Examiners award marks for specific things. In most subjects, a well-structured answer with partial knowledge scores higher than a disorganised answer with complete knowledge. Learn the expected format for each question type (definition → explanation → example; point → evidence → analysis; claim → counter → evaluation) and apply it consistently.

Learn the command terms

"Describe" and "evaluate" are different instructions. Students who ignore command terms consistently underperform. Spend 20 minutes identifying the command terms your exam uses and what each one requires.

Mark your own work honestly

The temptation is to be generous with yourself. Don't. Give yourself only the marks the mark scheme would give. This is the only way to accurately identify what needs fixing.

Practise the high-frequency question types

Every exam has questions that appear in similar forms every year.

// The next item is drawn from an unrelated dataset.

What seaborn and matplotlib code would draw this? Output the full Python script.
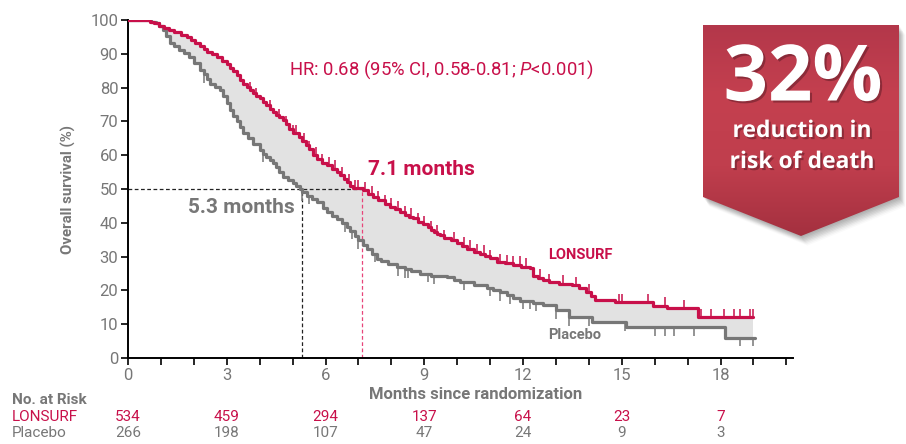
import numpy as np
import matplotlib
matplotlib.use('Agg')
from matplotlib import pyplot as plt
from matplotlib.patches import Polygon
import matplotlib.patheffects as pe
import seaborn as sns

# Kaplan-Meier step points (months, % alive)
lonsurf_t = [0, 0.67, 0.8, 0.95, 1.1, 1.25, 1.4, 1.6, 1.78, 1.9, 2.05, 2.2, 2.3, 2.4, 2.55,
             2.7, 2.85, 3.0, 3.1, 3.2, 3.3, 3.4, 3.5, 3.6, 3.7, 3.8, 3.9, 4.0, 4.1, 4.2,
             4.3, 4.4, 4.5, 4.6, 4.7, 4.8, 4.9, 5.0, 5.2, 5.3, 5.4, 5.5, 5.63, 5.75, 5.9,
             6.05, 6.2, 6.34, 6.45, 6.55, 6.65, 6.75, 6.84, 7.14, 7.3, 7.45, 7.6, 7.8, 7.96,
             8.1, 8.25, 8.4, 8.55, 8.66, 8.8, 8.95, 9.1, 9.2, 9.3, 9.4, 9.47, 9.6, 9.8,
             10.0, 10.15, 10.3, 10.5, 10.69, 10.85, 11.0, 11.2, 11.45, 11.7, 11.95, 12.2,
             12.3, 12.45, 12.6, 12.8, 13.1, 13.5, 13.7, 13.9, 14.05, 14.2, 14.8, 15.95,
             16.36, 17.3, 18.97]
lonsurf_s = [100, 99.5, 99, 98.3, 97.6, 97, 96.5, 95.7, 95, 94.2, 93.3, 92.3, 91.4, 90.6, 89.8,
             89, 88, 87, 85.8, 85, 83.6, 82.2, 81.2, 80.2, 79.2, 78.3, 77.5, 76.8, 75.8, 74.8,
             73.8, 72.9, 72, 71.2, 70.4, 69.2, 67.8, 66.5, 65.5, 64.2, 63, 61.8, 60, 59, 57.8,
             57, 56, 55, 54, 53, 52, 51, 50.2, 49.6, 48.5, 47.6, 46.8, 45.7, 44.7,
             44, 43.2, 42.4, 41.8, 41.3, 40.3, 39.5, 38.8, 38, 37.4, 36.8, 36.3, 35.5, 34.8,
             34, 33.2, 32.3, 31.3, 30.9, 30.2, 29.5, 28.4, 28, 27.6, 27, 26.5,
             24.4, 23.8, 23.2, 22.5, 22, 21.5, 20.7, 19.5, 18.3, 17.2, 16.5, 15.5,
             14.8, 12.1, 12.1]

placebo_t = [0, 0.7, 0.85, 0.95, 1.07, 1.15, 1.27, 1.4, 1.55, 1.7, 1.85, 2.0, 2.19, 2.3, 2.4,
             2.49, 2.65, 2.79, 2.9, 3.0, 3.1, 3.2, 3.3, 3.4, 3.5, 3.65, 3.8, 4.0, 4.1, 4.2,
             4.3, 4.4, 4.5, 4.6, 4.7, 4.85, 5.0, 5.1, 5.22, 5.3, 5.45, 5.6, 5.73, 5.92, 6.05,
             6.2, 6.35, 6.5, 6.64, 6.75, 6.9, 7.0, 7.14, 7.25, 7.4, 7.55, 7.7, 7.9, 8.16,
             8.4, 8.6, 8.87, 9.2, 9.68, 9.9, 10.1, 10.5, 10.9, 11.1, 11.3, 11.5, 11.7, 11.9,
             12.3, 12.6, 13.0, 13.4, 14.1, 15.14, 18.13, 19.04]
placebo_s = [100, 99.5, 99, 98.2, 97, 95.2, 93.2, 92.2, 91.2, 90.2, 89.2, 87.3, 85.2, 84, 82.5,
             81.2, 80.2, 79.3, 77.5, 75.5, 73.3, 71.6, 70, 68.2, 66.5, 65, 63.3, 61.5, 60.5, 59.5,
             58.6, 57.6, 56.5, 55, 53.6, 52.6, 51.8, 51, 50.1, 49, 48, 47, 46.2, 44.3, 43.3,
             42.1, 41, 39.8, 38.8, 37.6, 36.2, 34.8, 33.3, 32.2, 30.8, 29.4, 28.6, 27.8, 26.9,
             26.2, 25.6, 24.9, 24.4, 23.9, 23, 22.5, 21.6, 20.8, 20.2, 19.5, 18.5, 17.8, 17.0,
             16.4, 15.6, 14.1, 12.1, 10.6, 9.1, 6.0, 6.0]

# censored observations (months)
lonsurf_cens = [3.7, 3.9, 4.3, 4.6, 4.8, 5.0, 5.1, 5.35, 5.5, 5.7, 5.9, 6.1, 6.3, 6.5,
                6.7, 6.9, 7.0, 7.2, 7.4, 7.6, 7.8, 8.0, 8.2, 8.4, 8.6, 8.8, 9.0, 9.2,
                9.4, 9.6, 9.9, 10.2, 10.4, 10.6, 10.8, 11.0, 11.3, 11.5, 11.7, 11.9,
                12.1, 12.3, 12.5, 12.8, 13.2, 13.6, 14.0, 14.9, 15.0, 15.8, 16.3, 16.9,
                17.4, 17.7, 18.1, 18.4, 18.6, 18.9, 19.0]
placebo_cens = [2.3, 4.1, 5.3, 5.5, 6.6, 6.8, 7.0, 7.5, 8.2, 8.4, 8.5, 9.1, 9.3, 10.2,
                11.0, 11.3, 11.6, 12.0, 12.2, 12.4, 13.0, 13.4, 14.0, 15.1, 16.0, 16.3,
                16.6, 17.2, 18.6, 19.0]

median_lonsurf = 7.1
median_placebo = 5.3

risk_months = [0, 3, 6, 9, 12, 15, 18]
risk_lonsurf = [534, 459, 294, 137, 64, 23, 7]
risk_placebo = [266, 198, 107, 47, 24, 9, 3]

RED = '#c8104a'
GRAY = '#777777'

sns.set_theme(style='ticks')
plt.rcParams['font.family'] = ['Roboto', 'DejaVu Sans']
plt.rcParams['mathtext.fontset'] = 'custom'
plt.rcParams['mathtext.it'] = 'Roboto:italic'
plt.rcParams['mathtext.rm'] = 'Roboto'

fig = plt.figure(figsize=(9.06, 4.44), dpi=100)
ax = fig.add_axes([128 / 906, 1 - 358 / 444, 665 / 906, 338 / 444])


def step_at(times, surv, x):
    idx = np.searchsorted(times, x, side='right') - 1
    return np.asarray(surv)[idx]


# shaded gap between curves
grid = np.unique(np.concatenate([lonsurf_t, placebo_t]))
grid = grid[grid <= 19.0]
ax.fill_between(grid, step_at(lonsurf_t, lonsurf_s, grid), step_at(placebo_t, placebo_s, grid),
                step='post', color='#e2e2e2', lw=0, zorder=1)

# median guides
ax.plot([0, median_lonsurf], [50, 50], ls=(0, (3, 2)), color='#222222', lw=0.9, zorder=2)
ax.plot([median_placebo, median_placebo], [0, 50], ls=(0, (3, 2)), color='#222222', lw=0.9, zorder=2)
ax.plot([median_lonsurf, median_lonsurf], [0, 50], ls=(0, (3, 2)), color='#e8457a', lw=0.9, zorder=2)

sns.lineplot(x=placebo_t, y=placebo_s, drawstyle='steps-post', color=GRAY, lw=2.3, ax=ax, zorder=3)
sns.lineplot(x=lonsurf_t, y=lonsurf_s, drawstyle='steps-post', color=RED, lw=2.3, ax=ax, zorder=4)

# censor marks: up for LONSURF, down for placebo
yc = step_at(lonsurf_t, lonsurf_s, np.array(lonsurf_cens))
ax.vlines(lonsurf_cens, yc, yc + 2.5, color=RED, lw=1.1, zorder=4)
yc = step_at(placebo_t, placebo_s, np.array(placebo_cens))
ax.vlines(placebo_cens, yc - 2.5, yc, color=GRAY, lw=1.1, zorder=3)

ax.set_xlim(0, 20.2)
ax.set_ylim(0, 100)
ax.set_xticks(risk_months)
ax.set_xticks(range(0, 21), minor=True)
ax.set_yticks(range(0, 101, 10))
sns.despine(ax=ax)
for s in ['left', 'bottom']:
    ax.spines[s].set_linewidth(1.4)
    ax.spines[s].set_color('black')
ax.tick_params(which='both', direction='out', length=5, width=1.2, color='black',
               labelcolor=GRAY, labelsize=12, pad=2)
ax.set_xlabel('Months since randomization', fontsize=12, fontweight='bold', color=GRAY)
ax.xaxis.set_label_coords(0.522, -0.087)
ax.set_ylabel('Overall survival (%)', fontsize=10.8, fontweight='bold', color=GRAY)
ax.yaxis.set_label_coords(-0.078, 0.5)

ax.text(4.89, 85.3, r'HR: 0.68 (95% CI, 0.58-0.81; $\mathit{P}$<0.001)', color=RED,
        fontsize=13.3, ha='left', va='center')
ax.text(7.29, 55.7, '7.1 months', color=RED, fontsize=15, fontweight='bold', ha='left', va='center')
ax.text(5.07, 44.4, '5.3 months', color=GRAY, fontsize=15, fontweight='bold', ha='right', va='center')
ax.text(12.75, 30.5, 'LONSURF', color=RED, fontsize=10.5, fontweight='bold', ha='left', va='center')
ax.text(12.75, 6.8, 'Placebo', color=GRAY, fontsize=10.5, fontweight='bold', ha='left', va='center')

# number at risk table
tr = ax.get_xaxis_transform()
fig.text(12 / 906, 1 - 400 / 444, 'No. at Risk', color=GRAY, fontsize=11, fontweight='bold',
         va='center')
fig.text(12 / 906, 1 - 417 / 444, 'LONSURF', color=RED, fontsize=11, va='center')
fig.text(12 / 906, 1 - 433 / 444, 'Placebo', color=GRAY, fontsize=11, va='center')
for m, a, b in zip(risk_months, risk_lonsurf, risk_placebo):
    ax.text(m, -59 / 338, str(a), color=RED, fontsize=11, ha='center', va='center',
            transform=tr, clip_on=False)
    ax.text(m, -75 / 338, str(b), color=GRAY, fontsize=11, ha='center', va='center',
            transform=tr, clip_on=False)

# badge
bx = fig.add_axes([0, 0, 1, 1], zorder=5)
bx.set_xlim(0, 906)
bx.set_ylim(444, 0)
bx.axis('off')
bx.patch.set_alpha(0)
pts = np.array([(703, 25), (899, 25), (899, 197), (801, 236), (703, 197)])
for k, a in zip(range(1, 9), [0.05, 0.05, 0.05, 0.05, 0.05, 0.04, 0.03, 0.02]):
    bx.add_patch(Polygon(pts + [k * 0.8, k * 1.2], closed=True, fc='black', ec='none', alpha=a))
grad = np.linspace(0, 1, 256)[:, None]
cmap = matplotlib.colors.LinearSegmentedColormap.from_list(
    'badge', ['#b3374a', '#c4404f', '#c03e4d', '#a3303f'])
poly = Polygon(pts, closed=True, fc='none', ec='none')
bx.add_patch(poly)
im = bx.imshow(grad, cmap=cmap, extent=(703, 899, 238, 25), aspect='auto', zorder=2)
im.set_clip_path(poly)
shadow = [pe.withSimplePatchShadow(offset=(1.5, -1.5), shadow_rgbFace='#5a1a25', alpha=0.5)]
bx.text(803, 80, '32%', color='white', fontsize=56, fontweight='bold', family='Open Sans',
        ha='center', va='center', zorder=3, path_effects=shadow)
bx.text(802, 131, 'reduction in', color='white', fontsize=16.5, fontweight='bold',
        family='Open Sans', ha='center', va='center', zorder=3, path_effects=shadow)
bx.text(802, 162, 'risk of death', color='white', fontsize=16.5, fontweight='bold',
        family='Open Sans', ha='center', va='center', zorder=3, path_effects=shadow)

fig.savefig('out.png', dpi=100)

Identifying and practising these is the highest-leverage activity available under time pressure.

Don't start new topics on Day 3

New information introduced 24 hours before an exam is rarely retained well enough to be useful. Day 3 is for consolidating what you already covered on Days 1 and 2.


On the day

The night before: prepare everything. Sleep. Don't study after 8pm.

The morning of: eat. Don't cram in the hour before — it raises anxiety without helping retention.

In the exam:

  • Read all questions before starting. Plan your time allocation.
  • Start with the question you're most confident about — it builds momentum and settles nerves.
  • If you blank: skip and come back. Write whatever fragments you have — partial credit exists in most mark schemes.
  • Leave five minutes at the end to check for missed questions or calculation errors.

Realistic expectations

Starting point Three days of focused work Realistic outcome
Some knowledge, poor exam technique Strategy + past paper practice +1 to +2 grade boundaries
Good knowledge, not revised recently Structured recall + past papers Solid performance
No prior engagement with the material Hard prioritisation of high-value topics Pass to low B possible

Three days of the right work beats two weeks of passive re-reading every time. Use the time well.